Illinois Medical Studies Act Requires Hospital to Disclose Number of MRSA Infections
Medical Litigation Alert
In Zangara v. Advocate Christ Medical Center and Dziamara v. Advocate Christ Medical Center, (consolidated for appeal), the Illinois Appellate Court, First District, considered the implications of the Illinois Medical Studies Act concerning certain infection control information at defendant hospital. Plaintiffs appealed the trial court’s rulings dismissing their actions for failure to comply with 735 ILCS 5/2-622, which requires the filing of a physician’s report stating that the medical malpractice suit sets forth a meritorious cause of action.

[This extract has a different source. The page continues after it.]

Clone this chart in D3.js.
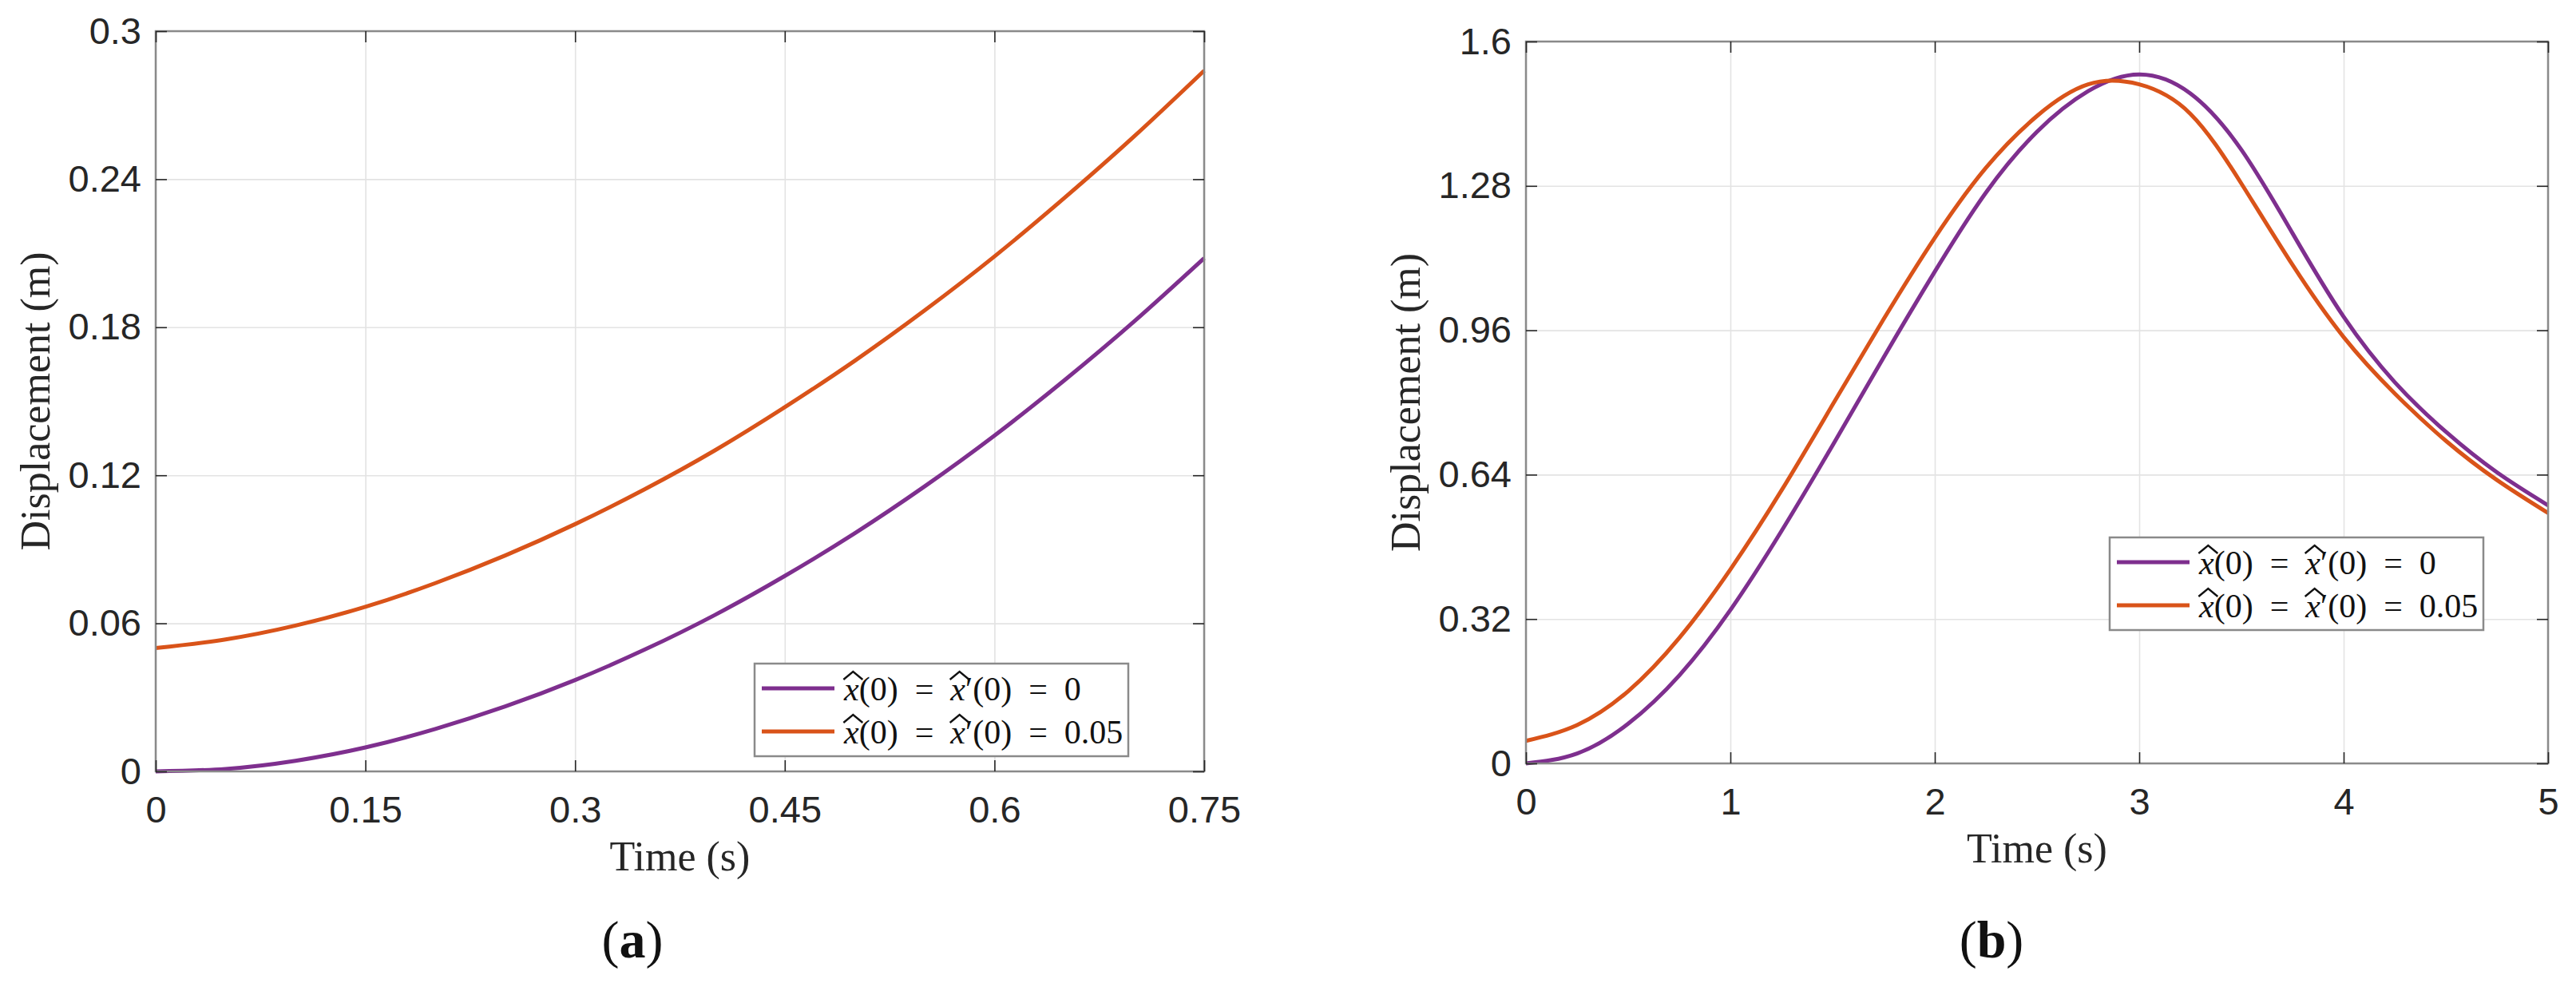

Plaintiffs in the cases each argued that they were prevented from filing a report because of the hospital’s refusal to provide them with information regarding the frequency of methicillin-resistant staphylococcus aureus (MRSA) infections at the hospital facility. The hospital argued that collection of the number of MRSA infections was information protected from discovery by the Illinois Medical Studies Act (IMSA) as data used for purposes of internal quality control and improving patient care. The appellate court disagreed, finding that the infection data would be generated in the course of the hospital’s business and any later submission to a committee for quality-assurance purposes would not render it protected. On remand, the facility was ordered to determine and communicate the number of MRSA infections at the facility during the pertinent timeframe.Zangara v. Advocate Christ Medical Center; Paul Gordon; Ajay Parikh; and Sunil Shah, 1-09-1911 (1st Dist. 2011); Dziamara v. Advocate Christ Medical Center, and Illinois Corporation a/k/a Advocate Health and Hospitals Corporation, Manor Care of Palos Heights, 1-09-1914 (1st Dist. 2011). The appellate court's ruling appears to label the collection of infection information in-house as efforts made in the “regular course of business” and therefore not protected from discovery by the IMSA.